Figure scripts:
▼
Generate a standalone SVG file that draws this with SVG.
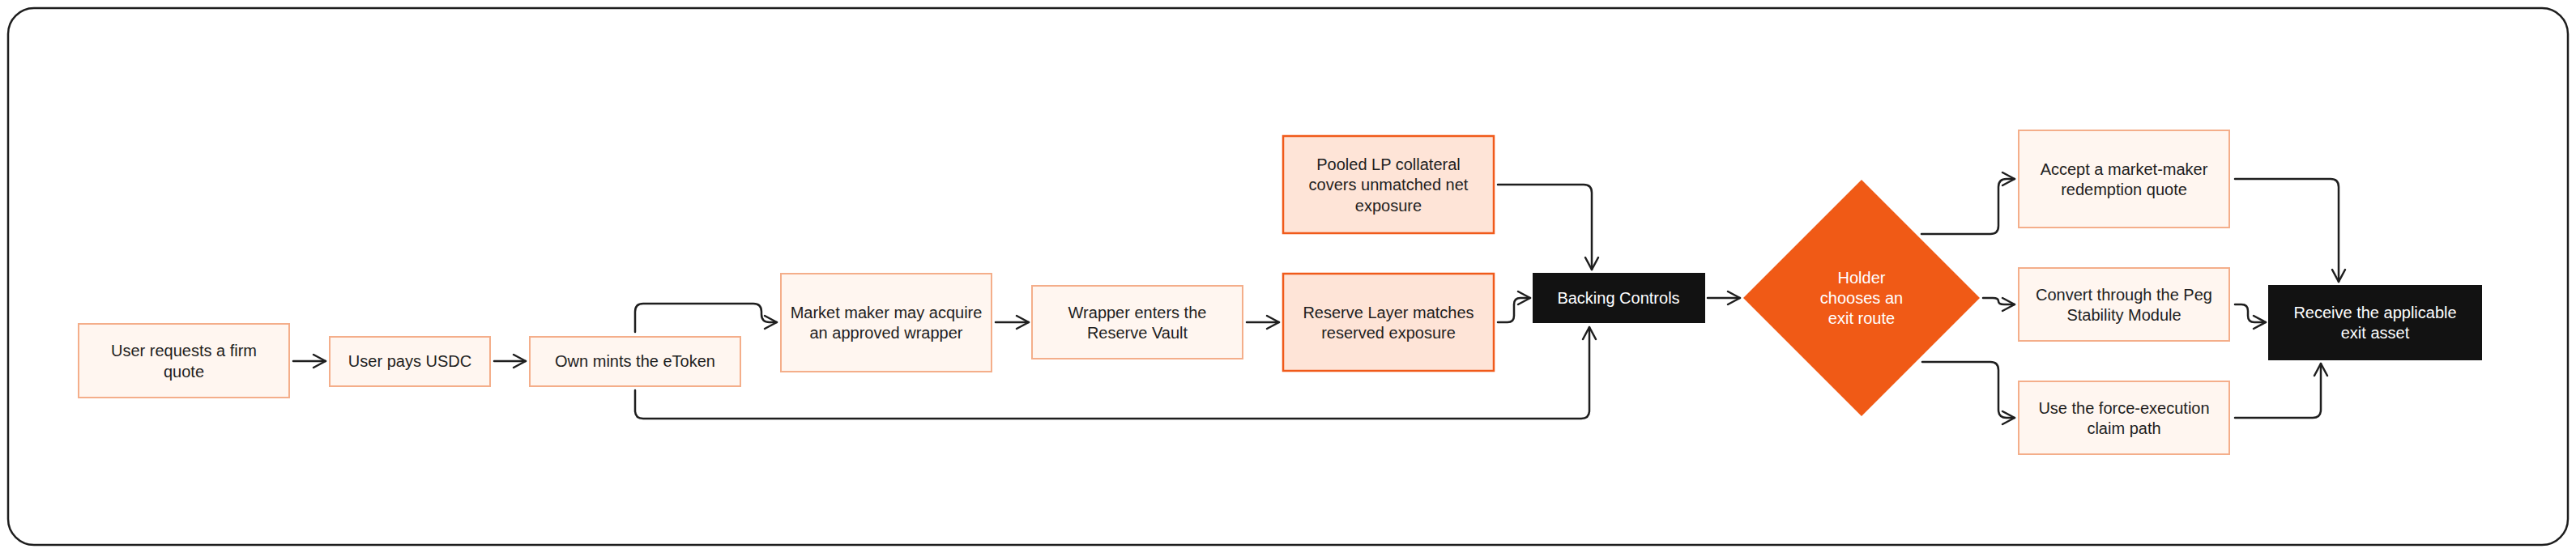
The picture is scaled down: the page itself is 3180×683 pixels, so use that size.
<svg xmlns="http://www.w3.org/2000/svg" width="3180" height="683" viewBox="0 0 3180 683">
<defs>
<style>
.frame{fill:#ffffff;stroke:#1e1e1e;stroke-width:2.5}
.lb{fill:#fff6f0;stroke:#f4ae8a;stroke-width:2}
.db{fill:#fee4d7;stroke:#f05a1a;stroke-width:2.5}
.bk{fill:#121212;stroke:#121212;stroke-width:2}
.dm{fill:#f05a16;stroke:none}
text{font-family:"Liberation Sans",Arial,sans-serif;font-size:20px;fill:#1e1e1e;text-anchor:middle;dominant-baseline:central}
text.w{fill:#ffffff}
.cn path{fill:none;stroke:#1e1e1e;stroke-width:2.5;stroke-linecap:round;stroke-linejoin:round}
</style>
<marker id="ah" viewBox="0 0 20 20" refX="18" refY="10" markerWidth="20" markerHeight="20" markerUnits="userSpaceOnUse" orient="auto">
<path d="M3,2 L18,10 L3,18" fill="none" stroke="#1e1e1e" stroke-width="2.5" stroke-linecap="round" stroke-linejoin="round"/>
</marker>
</defs>
<rect class="frame" x="10" y="10" width="3160" height="663" rx="32" ry="32"/>
<g class="cn">
<path d="M362,446 L402,446" marker-end="url(#ah)"/>
<path d="M610,446 L649,446" marker-end="url(#ah)"/>
<path d="M784,410 L784,385 Q784,375 794,375 L930,375 Q940,375 940,385 L940,388 Q940,398 950,398 L959,398" marker-end="url(#ah)"/>
<path d="M784,482 L784,507 Q784,517 794,517 L1952,517 Q1962,517 1962,507 L1962,404" marker-end="url(#ah)"/>
<path d="M1229,398 L1270,398" marker-end="url(#ah)"/>
<path d="M1539,398 L1579,398" marker-end="url(#ah)"/>
<path d="M1849,398 L1861,398 Q1869,398 1869,390 L1869,376 Q1869,368 1877,368 L1889,368" marker-end="url(#ah)"/>
<path d="M1849,228 L1955,228 Q1965,228 1965,238 L1965,333" marker-end="url(#ah)"/>
<path d="M2108,368 L2148,368" marker-end="url(#ah)"/>
<path d="M2372,289 L2457,289 Q2467,289 2467,279 L2467,231 Q2467,221 2477,221 L2487,221" marker-end="url(#ah)"/>
<path d="M2448,368 L2460,368 Q2467,368 2467,372 Q2467,376 2474,376 L2487,376" marker-end="url(#ah)"/>
<path d="M2373,447 L2457,447 Q2467,447 2467,457 L2467,506 Q2467,516 2477,516 L2487,516" marker-end="url(#ah)"/>
<path d="M2759,221 L2877,221 Q2887,221 2887,231 L2887,348" marker-end="url(#ah)"/>
<path d="M2759,376 L2767,376 Q2775,376 2775,384 L2775,390 Q2775,398 2783,398 L2797,398" marker-end="url(#ah)"/>
<path d="M2759,516 L2855,516 Q2865,516 2865,506 L2865,449" marker-end="url(#ah)"/>
</g>
<g id="n1"><rect class="lb" x="97" y="400" width="260" height="91"/><text x="227" y="433">User requests a firm</text><text x="227" y="459">quote</text></g>
<g id="n2"><rect class="lb" x="407" y="416" width="198" height="61"/><text x="506" y="446">User pays USDC</text></g>
<g id="n3"><rect class="lb" x="654" y="416" width="260" height="61"/><text x="784" y="446">Own mints the eToken</text></g>
<g id="n4"><rect class="lb" x="964" y="338" width="260" height="121"/><text x="1094" y="386">Market maker may acquire</text><text x="1094" y="411">an approved wrapper</text></g>
<g id="n5"><rect class="lb" x="1274" y="353" width="260" height="90"/><text x="1404" y="386">Wrapper enters the</text><text x="1404" y="411">Reserve Vault</text></g>
<g id="n6"><rect class="db" x="1584" y="338" width="260" height="120"/><text x="1714" y="386">Reserve Layer matches</text><text x="1714" y="411">reserved exposure</text></g>
<g id="n7"><rect class="db" x="1584" y="168" width="260" height="120"/><text x="1714" y="203">Pooled LP collateral</text><text x="1714" y="228">covers unmatched net</text><text x="1714" y="254">exposure</text></g>
<g id="n8"><rect class="bk" x="1893" y="338" width="211" height="60"/><text class="w" x="1998" y="368">Backing Controls</text></g>
<g id="n9"><polygon class="dm" points="2298,222 2444,368 2298,514 2152,368"/><text class="w" x="2298" y="343">Holder</text><text class="w" x="2298" y="368">chooses an</text><text class="w" x="2298" y="393">exit route</text></g>
<g id="n10"><rect class="lb" x="2492" y="161" width="260" height="120"/><text x="2622" y="209">Accept a market-maker</text><text x="2622" y="234">redemption quote</text></g>
<g id="n11"><rect class="lb" x="2492" y="331" width="260" height="90"/><text x="2622" y="364">Convert through the Peg</text><text x="2622" y="389">Stability Module</text></g>
<g id="n12"><rect class="lb" x="2492" y="471" width="260" height="90"/><text x="2622" y="504">Use the force-execution</text><text x="2622" y="529">claim path</text></g>
<g id="n13"><rect class="bk" x="2801" y="353" width="262" height="91"/><text class="w" x="2932" y="386">Receive the applicable</text><text class="w" x="2932" y="411">exit asset</text></g>
</svg>
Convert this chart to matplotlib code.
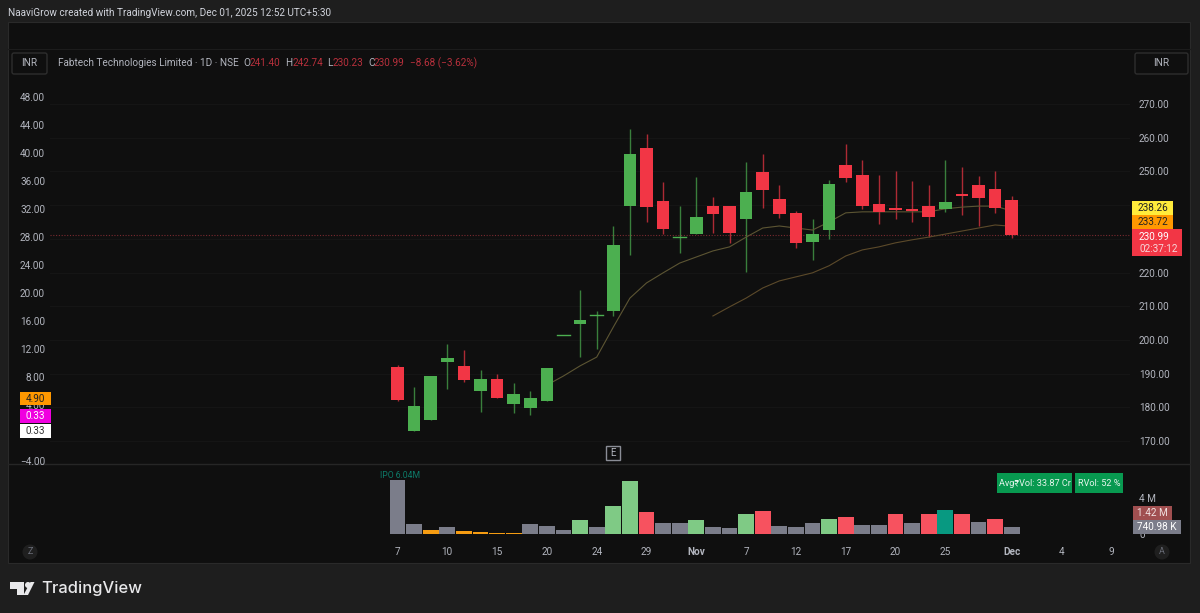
▲
Stated exercise: Copy each line exactly, and leave the pictures out of your copy.

Reply:
Generate a standalone SVG file that draws this with SVG.
The picture is scaled down: the page itself is 3180×683 pixels, so use that size.
<svg xmlns="http://www.w3.org/2000/svg" width="3180" height="683" viewBox="0 0 3180 683">
<defs>
<style>
.frame{fill:#ffffff;stroke:#1e1e1e;stroke-width:2.5}
.lb{fill:#fff6f0;stroke:#f4ae8a;stroke-width:2}
.db{fill:#fee4d7;stroke:#f05a1a;stroke-width:2.5}
.bk{fill:#121212;stroke:#121212;stroke-width:2}
.dm{fill:#f05a16;stroke:none}
text{font-family:"Liberation Sans",Arial,sans-serif;font-size:20px;fill:#1e1e1e;text-anchor:middle;dominant-baseline:central}
text.w{fill:#ffffff}
.cn path{fill:none;stroke:#1e1e1e;stroke-width:2.5;stroke-linecap:round;stroke-linejoin:round}
</style>
<marker id="ah" viewBox="0 0 20 20" refX="18" refY="10" markerWidth="20" markerHeight="20" markerUnits="userSpaceOnUse" orient="auto">
<path d="M3,2 L18,10 L3,18" fill="none" stroke="#1e1e1e" stroke-width="2.5" stroke-linecap="round" stroke-linejoin="round"/>
</marker>
</defs>
<rect class="frame" x="10" y="10" width="3160" height="663" rx="32" ry="32"/>
<g class="cn">
<path d="M362,446 L402,446" marker-end="url(#ah)"/>
<path d="M610,446 L649,446" marker-end="url(#ah)"/>
<path d="M784,410 L784,385 Q784,375 794,375 L930,375 Q940,375 940,385 L940,388 Q940,398 950,398 L959,398" marker-end="url(#ah)"/>
<path d="M784,482 L784,507 Q784,517 794,517 L1952,517 Q1962,517 1962,507 L1962,404" marker-end="url(#ah)"/>
<path d="M1229,398 L1270,398" marker-end="url(#ah)"/>
<path d="M1539,398 L1579,398" marker-end="url(#ah)"/>
<path d="M1849,398 L1861,398 Q1869,398 1869,390 L1869,376 Q1869,368 1877,368 L1889,368" marker-end="url(#ah)"/>
<path d="M1849,228 L1955,228 Q1965,228 1965,238 L1965,333" marker-end="url(#ah)"/>
<path d="M2108,368 L2148,368" marker-end="url(#ah)"/>
<path d="M2372,289 L2457,289 Q2467,289 2467,279 L2467,231 Q2467,221 2477,221 L2487,221" marker-end="url(#ah)"/>
<path d="M2448,368 L2460,368 Q2467,368 2467,372 Q2467,376 2474,376 L2487,376" marker-end="url(#ah)"/>
<path d="M2373,447 L2457,447 Q2467,447 2467,457 L2467,506 Q2467,516 2477,516 L2487,516" marker-end="url(#ah)"/>
<path d="M2759,221 L2877,221 Q2887,221 2887,231 L2887,348" marker-end="url(#ah)"/>
<path d="M2759,376 L2767,376 Q2775,376 2775,384 L2775,390 Q2775,398 2783,398 L2797,398" marker-end="url(#ah)"/>
<path d="M2759,516 L2855,516 Q2865,516 2865,506 L2865,449" marker-end="url(#ah)"/>
</g>
<g id="n1"><rect class="lb" x="97" y="400" width="260" height="91"/><text x="227" y="433">User requests a firm</text><text x="227" y="459">quote</text></g>
<g id="n2"><rect class="lb" x="407" y="416" width="198" height="61"/><text x="506" y="446">User pays USDC</text></g>
<g id="n3"><rect class="lb" x="654" y="416" width="260" height="61"/><text x="784" y="446">Own mints the eToken</text></g>
<g id="n4"><rect class="lb" x="964" y="338" width="260" height="121"/><text x="1094" y="386">Market maker may acquire</text><text x="1094" y="411">an approved wrapper</text></g>
<g id="n5"><rect class="lb" x="1274" y="353" width="260" height="90"/><text x="1404" y="386">Wrapper enters the</text><text x="1404" y="411">Reserve Vault</text></g>
<g id="n6"><rect class="db" x="1584" y="338" width="260" height="120"/><text x="1714" y="386">Reserve Layer matches</text><text x="1714" y="411">reserved exposure</text></g>
<g id="n7"><rect class="db" x="1584" y="168" width="260" height="120"/><text x="1714" y="203">Pooled LP collateral</text><text x="1714" y="228">covers unmatched net</text><text x="1714" y="254">exposure</text></g>
<g id="n8"><rect class="bk" x="1893" y="338" width="211" height="60"/><text class="w" x="1998" y="368">Backing Controls</text></g>
<g id="n9"><polygon class="dm" points="2298,222 2444,368 2298,514 2152,368"/><text class="w" x="2298" y="343">Holder</text><text class="w" x="2298" y="368">chooses an</text><text class="w" x="2298" y="393">exit route</text></g>
<g id="n10"><rect class="lb" x="2492" y="161" width="260" height="120"/><text x="2622" y="209">Accept a market-maker</text><text x="2622" y="234">redemption quote</text></g>
<g id="n11"><rect class="lb" x="2492" y="331" width="260" height="90"/><text x="2622" y="364">Convert through the Peg</text><text x="2622" y="389">Stability Module</text></g>
<g id="n12"><rect class="lb" x="2492" y="471" width="260" height="90"/><text x="2622" y="504">Use the force-execution</text><text x="2622" y="529">claim path</text></g>
<g id="n13"><rect class="bk" x="2801" y="353" width="262" height="91"/><text class="w" x="2932" y="386">Receive the applicable</text><text class="w" x="2932" y="411">exit asset</text></g>
</svg>
Convert this chart to matplotlib code.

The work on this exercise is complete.